Benjamin C. Connor and Floyd E. Staley, for defendant in error.

REID, C.

¶1 The plaintiff, General Pipe & Supply Company, a corporation, brought this suit against the defendant, J.

¶2 A. Brown, as administrator of the estate of Henry Hornecker, to recover for certain oil well casing alleged to have been sold Hornecker by plaintiff.

¶3 The only issue on the trial was whether Hornecker ever actually bought the casing as claimed by plaintiff. One Rubin was interested in and was the general manager of the plaintiff corporation, and gave material testimony for the plaintiff. The evidence was conflicting. There was a verdict and judgment for the defendant, and plaintiff appealed.

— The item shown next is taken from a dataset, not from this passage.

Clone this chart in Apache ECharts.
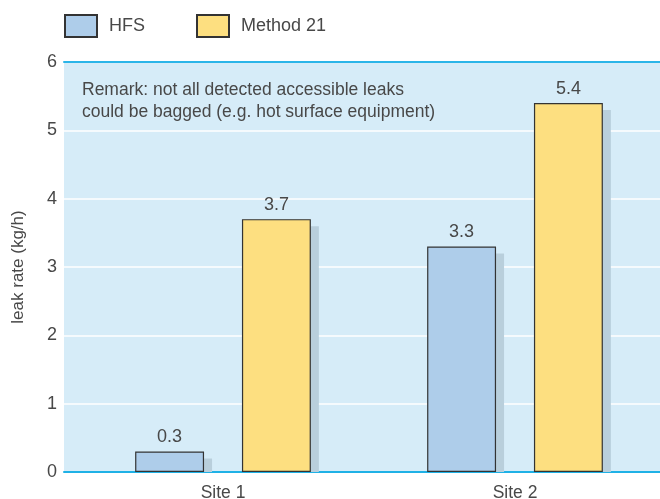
<!DOCTYPE html>
<html>
<head>
<meta charset="utf-8">
<script src="https://cdn.jsdelivr.net/npm/echarts@6/dist/echarts.min.js"></script>
<style>
  html, body { margin: 0; padding: 0; background: #ffffff; }
  #chart { width: 660px; height: 499px; }
</style>
</head>
<body>
<div id="chart"></div>
<script>
const categories = ['Site 1', 'Site 2'];
const seriesNames = ['HFS', 'Method 21'];
const hfsValues = [0.3, 3.3];
const method21Values = [3.7, 5.4];
const yMin = 0, yMax = 6, yStep = 1;
const remarkText = 'Remark: not all detected accessible leaks\ncould be bagged (e.g. hot surface equipment)';
const yAxisTitle = 'leak rate (kg/h)';

const FONT = '"Liberation Sans", Arial, sans-serif';
const TXT = '#484848';
const BAR_W_FRAC = 0.236;
const BAR_GAP_FRAC = 0.55;

function shadowRenderer(side) {
  return function (params, api) {
    const idx = api.value(0);
    const v = api.value(1);
    const top = api.coord([idx, v]);
    const base = api.coord([idx, 0]);
    const cw = api.size([1, 0])[0];
    const bw = cw * BAR_W_FRAC;
    const gap = bw * BAR_GAP_FRAC;
    const off = side * (bw + gap) / 2;
    const x = top[0] + off - bw / 2 + 8;
    const y = top[1] + 7;
    return {
      type: 'rect',
      shape: { x: x, y: y, width: bw, height: Math.max(0, base[1] - y) },
      style: { fill: '#b9cfdc' }
    };
  };
}

const chart = echarts.init(document.getElementById('chart'), null, { renderer: 'canvas' });
chart.setOption({
  animation: false,
  backgroundColor: '#ffffff',
  textStyle: { fontFamily: FONT },
  legend: {
    data: seriesNames,
    left: 64, top: 14, padding: 0,
    itemWidth: 32, itemHeight: 22, itemGap: 51,
    icon: 'rect',
    textStyle: { fontSize: 18, color: TXT, fontFamily: FONT, padding: [0, 0, 0, 7] }
  },
  graphic: [{
    type: 'text',
    left: 82, top: 79,
    z: 10,
    style: { text: remarkText, fontSize: 17.5, lineHeight: 22, fill: TXT, fontFamily: FONT }
  }],
  grid: [
    { left: 64, right: 0, top: 62, bottom: 27, show: true, backgroundColor: '#d6ecf8', borderWidth: 0,
      containLabel: false, outerBoundsMode: 'none' },
    { left: 77, width: 584, top: 62, bottom: 27, containLabel: false, outerBoundsMode: 'none' }
  ],
  xAxis: [
    { gridIndex: 0, type: 'category', data: categories, position: 'bottom',
      axisLine: { show: true, lineStyle: { color: '#1fb1e6', width: 2 } },
      axisTick: { show: false }, axisLabel: { show: false }, splitLine: { show: false } },
    { gridIndex: 0, type: 'category', data: categories, position: 'top',
      axisLine: { show: true, lineStyle: { color: '#2bb5e8', width: 2 } },
      axisTick: { show: false }, axisLabel: { show: false }, splitLine: { show: false } },
    { gridIndex: 1, type: 'category', data: categories, position: 'bottom',
      axisLine: { show: false }, axisTick: { show: false },
      axisLabel: { fontSize: 17.5, color: TXT, margin: 12, fontFamily: FONT } }
  ],
  yAxis: [
    { gridIndex: 0, type: 'value', min: yMin, max: yMax, interval: yStep,
      name: yAxisTitle, nameLocation: 'middle', nameRotate: 90, nameGap: 37,
      nameTextStyle: { fontSize: 17, color: TXT, fontFamily: FONT },
      axisLine: { show: false }, axisTick: { show: false },
      axisLabel: { fontSize: 18, color: TXT, margin: 7, fontFamily: FONT },
      splitLine: { show: true, lineStyle: { color: '#ffffff', width: 1.5 } } },
    { gridIndex: 1, type: 'value', min: yMin, max: yMax, interval: yStep, show: false,
      splitLine: { show: false } }
  ],
  series: [
    { type: 'custom', name: 'hfsShadow', xAxisIndex: 2, yAxisIndex: 1, z: 1,
      renderItem: shadowRenderer(-1), data: hfsValues.map((v, i) => [i, v]), silent: true },
    { type: 'custom', name: 'm21Shadow', xAxisIndex: 2, yAxisIndex: 1, z: 1,
      renderItem: shadowRenderer(1), data: method21Values.map((v, i) => [i, v]), silent: true },
    { type: 'bar', name: seriesNames[0], xAxisIndex: 2, yAxisIndex: 1, z: 3,
      data: hfsValues, barWidth: (BAR_W_FRAC * 100) + '%', barGap: (BAR_GAP_FRAC * 100) + '%',
      itemStyle: { color: '#aecdea', borderColor: '#333333', borderWidth: 1.2 },
      label: { show: true, position: 'top', distance: 5, fontSize: 18, color: TXT, fontFamily: FONT } },
    { type: 'bar', name: seriesNames[1], xAxisIndex: 2, yAxisIndex: 1, z: 3,
      data: method21Values, barWidth: (BAR_W_FRAC * 100) + '%', barGap: (BAR_GAP_FRAC * 100) + '%',
      itemStyle: { color: '#fddf80', borderColor: '#333333', borderWidth: 1.2 },
      label: { show: true, position: 'top', distance: 5, fontSize: 18, color: TXT, fontFamily: FONT } }
  ]
});
</script>
</body>
</html>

¶4 The plaintiff contends that the case must be reversed for the reason that defendant's counsel in his argument to the jury appealed to race prejudice, which had the inevitable result of depriving plaintiff of a fair and impartial trial before the jury. The record relating to this question appears in the judgment as follows:

"It was agreed in open court by plaintiff and defendant upon the motion for new trial, that following proceedings were had: That Ben C. Connor, attorney for defendant, referred to Max Rubin, the general manager of the plaintiff company, as a 'Jew junk dealer'; that at the time of making said argument to the jury, N. E. McNeill, attorney for the plaintiff, objected to the statements of counsel, and requested the court to admonish the jury not to consider the same, and the court sustained said objection and directed the attorney, Ben C. Connor, attorney for the defendant, to stay within the record, and admonished the jury not to consider or pay any attention to the remarks of counsel regarding the nationality of the plaintiff; but were to be guided solely by the evidence and instruction of the court; that, after the court so admonished the jury as aforesaid, nothing further was said or done by either counsel for plaintiff or defendant in respect thereto."

¶5 It must be conceded that the remark made by the attorney for the defendant was highly prejudicial. If the court had overruled plaintiff's objection to the statement, and had failed to admonish and instruct the jury as he did, we would have been required to reverse this case. But immediately upon objection, and in compliance with plaintiff's request, the court acted promptly, and there was no repetition of the improper remarks. There was no suggestion by plaintiff at the time that the action of the court was insufficient to protect its rights under the circumstances. There is no exception in the record to any ruling of the court, and we are not inclined to hold that the remark was of sufficient gravity to require the court of its own motion to take further action.